It was the American billionaire and composer Gordon Getty, of all people, who best summed up the way we think about Bach. “I do not think that music keeps evolving,” he said. “It evolved through Bach; since then, in my humble opinion, all the innovations added nothing.” For many music enthusiasts, particularly those of early music, the paradoxically intricate simplicity of Bach cannot be improved on. Every time you hear an especially good account of the Goldberg Variations, or a rendition of an aria from the St John Passion that makes your heart hurt, you find yourself slipping further towards Getty’s point of view.
Yet the violinist Thomas Gould and the pianist-composer Gwilym Simcock staunchly disagree. Both often engage in unusual, genre-crossing performance, and both are as active in contemporary music as they are in the classical repertoire (Simcock is probably better known for his jazz work). For the eighth edition of the Baroque Unwrapped season at Kings Place this year, they turned their attention to Bach, devising what they describe as a series of “encounters” with the composer.
Wisely, they chose to begin and end their programme (21 April) with the unadulterated original – Bach’s Violin Sonatas No 1 and No 4. What happened in between, as Gould explained before they started playing, was a “journey” from the known quantity of the first sonata into the unknown, followed by a return “home” to the No 4. Their interpretation of the Bach compositions showed some confident, nuanced playing, though the latent early-music purist in me did tut silently at the contrast of the bright tones from the Steinway grand that Simcock was playing with the mellow roundness of Gould’s 1782 J B Guadagnini violin.
What followed was a dismantling and reassembling of some of Bach’s best-known themes, most notably from the cantatas “Wachet auf, ruft uns die Stimme” and “Jesus bleibet meine Freude”. Simcock found new, crunchy overtones to add to Bach’s harmonies and drew out melodies and syncopations hitherto only hinted at in the original.

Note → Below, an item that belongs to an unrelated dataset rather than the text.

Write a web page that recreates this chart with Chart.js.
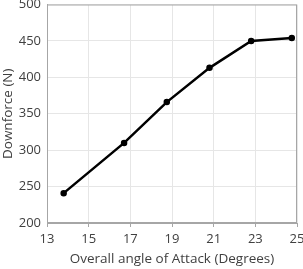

His relaxed and easy playing style belied the complexity of what he was doing. His manner and movement might have been at home in a jazz club, but the sheets of music he was getting through hinted at the scale of the compositional work that lay behind the apparently improvised work – a very Bach-type contradiction.
Gould’s playing was more adaptable and fluid. At times, he launched into flourishes reminiscent of a lead guitarist in a prog-rock band; elsewhere, he reeled like a fiddler in a folk group. Throughout, he used the full range of his instrument, double-stopping across the strings for a more rhythm’n’ blues-style passage, or interspersing delicate pizzicato while Simcock took the melody. Despite having what I can only call “violinist hair” and the stage demeanour that goes with it, musically Gould is affecting and engaging.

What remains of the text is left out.